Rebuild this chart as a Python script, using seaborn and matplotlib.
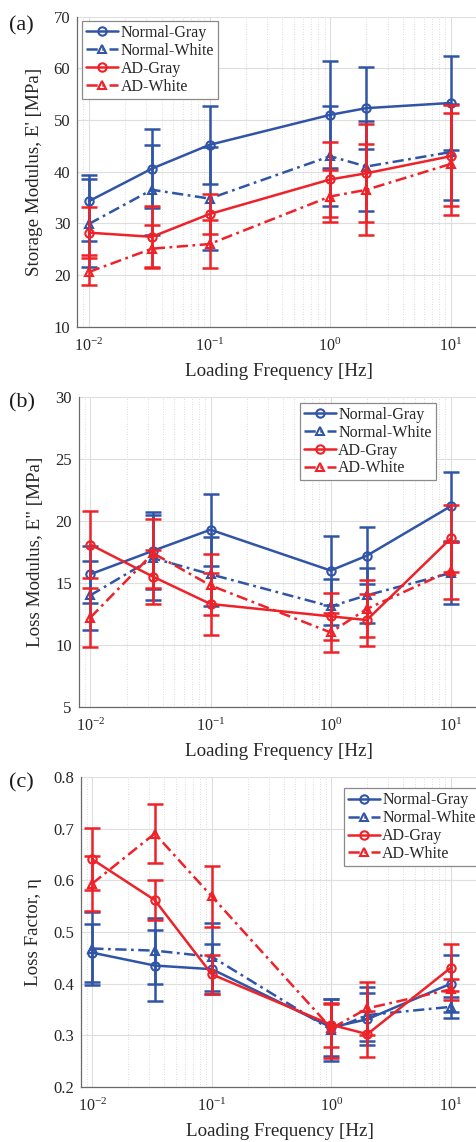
import numpy as np
import pandas as pd
import matplotlib
matplotlib.use('Agg')
import matplotlib.pyplot as plt
import seaborn as sns
from matplotlib.ticker import LogLocator, MultipleLocator, NullFormatter

# loading frequencies [Hz]
freq = [0.01, 0.0333, 0.1, 1.0, 2.0, 10.0]
groups = ['Normal-Gray', 'Normal-White', 'AD-Gray', 'AD-White']

# (a) storage modulus E' [MPa] : mean, bottom and top of error bar
storage_mean = {'Normal-Gray': [34.3, 40.6, 45.2, 51.0, 52.3, 53.3],
                'Normal-White': [29.9, 36.5, 34.8, 43.0, 41.0, 43.8],
                'AD-Gray': [28.2, 27.4, 31.8, 38.5, 39.7, 43.0],
                'AD-White': [20.6, 25.1, 26.0, 35.2, 36.5, 41.5]}
storage_lo = {'Normal-Gray': [26.5, 33.0, 37.7, 40.7, 44.3, 44.2],
              'Normal-White': [21.5, 27.8, 24.8, 33.4, 32.3, 34.5],
              'AD-Gray': [23.3, 21.4, 27.9, 31.2, 30.3, 33.3],
              'AD-White': [18.0, 21.6, 21.4, 30.2, 27.7, 31.6]}
storage_hi = {'Normal-Gray': [39.3, 48.2, 52.7, 61.4, 60.3, 62.4],
              'Normal-White': [38.6, 45.2, 44.8, 52.7, 49.8, 53.1],
              'AD-Gray': [33.2, 33.3, 35.7, 45.8, 49.2, 52.9],
              'AD-White': [23.9, 29.7, 30.6, 40.3, 45.3, 51.4]}

# (b) loss modulus E'' [MPa]
loss_mean = {'Normal-Gray': [15.7, 17.6, 19.3, 16.0, 17.2, 21.2],
             'Normal-White': [14.0, 17.0, 15.7, 13.1, 14.0, 15.8],
             'AD-Gray': [18.1, 15.5, 13.3, 12.3, 12.0, 18.6],
             'AD-White': [12.2, 17.4, 14.8, 11.0, 12.9, 16.0]}
loss_lo = {'Normal-Gray': [13.4, 14.5, 16.4, 13.2, 14.9, 18.4],
           'Normal-White': [11.2, 13.6, 13.1, 11.6, 11.8, 13.3],
           'AD-Gray': [15.4, 13.3, 10.8, 10.4, 9.9, 15.9],
           'AD-White': [9.8, 14.6, 12.4, 9.4, 10.6, 13.7]}
loss_hi = {'Normal-Gray': [18.0, 20.7, 22.2, 18.8, 19.5, 24.0],
           'Normal-White': [16.8, 20.5, 18.7, 15.3, 16.2, 18.3],
           'AD-Gray': [20.8, 17.7, 15.8, 14.2, 14.1, 21.3],
           'AD-White': [14.6, 20.2, 17.3, 12.6, 15.2, 18.3]}

# (c) loss factor eta
eta_mean = {'Normal-Gray': [0.460, 0.435, 0.428, 0.315, 0.331, 0.400],
            'Normal-White': [0.468, 0.464, 0.452, 0.310, 0.339, 0.355],
            'AD-Gray': [0.641, 0.562, 0.418, 0.320, 0.302, 0.431],
            'AD-White': [0.594, 0.691, 0.569, 0.313, 0.352, 0.389]}
eta_lo = {'Normal-Gray': [0.404, 0.366, 0.380, 0.259, 0.281, 0.345],
          'Normal-White': [0.397, 0.400, 0.386, 0.250, 0.288, 0.333],
          'AD-Gray': [0.581, 0.523, 0.380, 0.278, 0.258, 0.386],
          'AD-White': [0.541, 0.634, 0.510, 0.256, 0.300, 0.369]}
eta_hi = {'Normal-Gray': [0.516, 0.504, 0.477, 0.371, 0.381, 0.455],
          'Normal-White': [0.539, 0.528, 0.518, 0.370, 0.394, 0.374],
          'AD-Gray': [0.701, 0.601, 0.456, 0.362, 0.346, 0.476],
          'AD-White': [0.647, 0.748, 0.628, 0.360, 0.404, 0.409]}

blue = '#3155a6'
red = '#ee2228'
dashdot = (0, (4.5, 1.8, 1.1, 1.8))
styles = {'Normal-Gray': (blue, '-', 'o'),
          'Normal-White': (blue, dashdot, '^'),
          'AD-Gray': (red, '-', 'o'),
          'AD-White': (red, dashdot, '^')}

sns.set_style('white')
plt.rcParams['font.family'] = ['Liberation Serif', 'DejaVu Serif']
plt.rcParams['mathtext.fontset'] = 'stix'
plt.rcParams['axes.unicode_minus'] = False


def draw_panel(ax, mean, lo, hi, ylim, ystep, ylabel, leg_xy):
    for g in groups:
        col, ls, mk = styles[g]
        m = np.array(mean[g])
        err = [m - np.array(lo[g]), np.array(hi[g]) - m]
        ax.errorbar(freq, m, yerr=err, fmt='none', ecolor=col,
                    elinewidth=1.8, capsize=5.5, capthick=1.8)
        df = pd.DataFrame({'freq': freq, 'val': m})
        sns.lineplot(data=df, x='freq', y='val', ax=ax, color=col,
                     linestyle=ls, marker=mk, markersize=6, mfc='none',
                     mec=col, mew=1.5, lw=1.8, label=g, sort=False,
                     errorbar=None)
    ax.set_xscale('log')
    ax.set_xlim(0.008, 17.5)
    ax.set_ylim(*ylim)
    ax.yaxis.set_major_locator(MultipleLocator(ystep))
    ax.xaxis.set_major_locator(LogLocator(base=10, numticks=10))
    ax.xaxis.set_minor_locator(LogLocator(base=10, subs=np.arange(2, 10), numticks=20))
    ax.xaxis.set_minor_formatter(NullFormatter())
    ax.grid(which='major', color='#dedede', lw=0.8, ls='-')
    ax.grid(which='minor', axis='x', color='#d2d2d2', lw=0.6, ls=(0, (1, 2)))
    ax.set_axisbelow(True)
    for s in ['top', 'right']:
        ax.spines[s].set_visible(False)
    for s in ['left', 'bottom']:
        ax.spines[s].set_color('#6a6a6a')
        ax.spines[s].set_linewidth(0.9)
    ax.tick_params(which='major', direction='in', length=4, width=0.8,
                   color='#6a6a6a', labelsize=12, labelcolor='#262626', pad=5)
    ax.tick_params(axis='x', which='major', labelsize=11.5, pad=8)
    ax.tick_params(which='minor', direction='in', length=2, width=0.6,
                   color='#6a6a6a')
    ax.set_xlabel('Loading Frequency [Hz]', fontsize=13.7, color='#262626', labelpad=6)
    ax.set_ylabel(ylabel, fontsize=13.7, color='#262626', labelpad=8)
    leg = ax.legend(loc='upper left', bbox_to_anchor=leg_xy, fontsize=11.5,
                    frameon=True, fancybox=False, edgecolor='#8a8a8a',
                    framealpha=1, handlelength=2.0, handletextpad=0.15,
                    labelspacing=0.12, borderpad=0.25, borderaxespad=0)
    leg.get_frame().set_linewidth(0.9)
    for t in leg.get_texts():
        t.set_color('#262626')


fig = plt.figure(figsize=(4.77, 11.42), dpi=100)
ax_a = fig.add_axes([0.162, 0.7139, 0.8443, 0.2715])
ax_b = fig.add_axes([0.165, 0.3812, 0.8413, 0.2709])
ax_c = fig.add_axes([0.1692, 0.0484, 0.8371, 0.2709])

draw_panel(ax_a, storage_mean, storage_lo, storage_hi, (10, 70), 10,
           "Storage Modulus, E' [MPa]", (0.012, 0.986))
draw_panel(ax_b, loss_mean, loss_lo, loss_hi, (5, 30), 5,
           'Loss Modulus, E" [MPa]', (0.551, 0.9825))
draw_panel(ax_c, eta_mean, eta_lo, eta_hi, (0.2, 0.8), 0.1,
           'Loss Factor, η', (0.659, 0.9645))

for tag, y in [('(a)', 0.9777), ('(b)', 0.647), ('(c)', 0.3143)]:
    fig.text(0.019, y, tag, fontsize=16, va='center', ha='left', color='#1a1a1a')

fig.savefig('out.png', dpi=100)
---
→ Given request
Could the lines from the top of the material through the line with "from matplotlib.ticker import" be repeated exactly, pictures left out?

→ Answer below
Rebuild this chart as a Python script, using seaborn and matplotlib.
import numpy as np
import pandas as pd
import matplotlib
matplotlib.use('Agg')
import matplotlib.pyplot as plt
import seaborn as sns
from matplotlib.ticker import LogLocator, MultipleLocator, NullFormatter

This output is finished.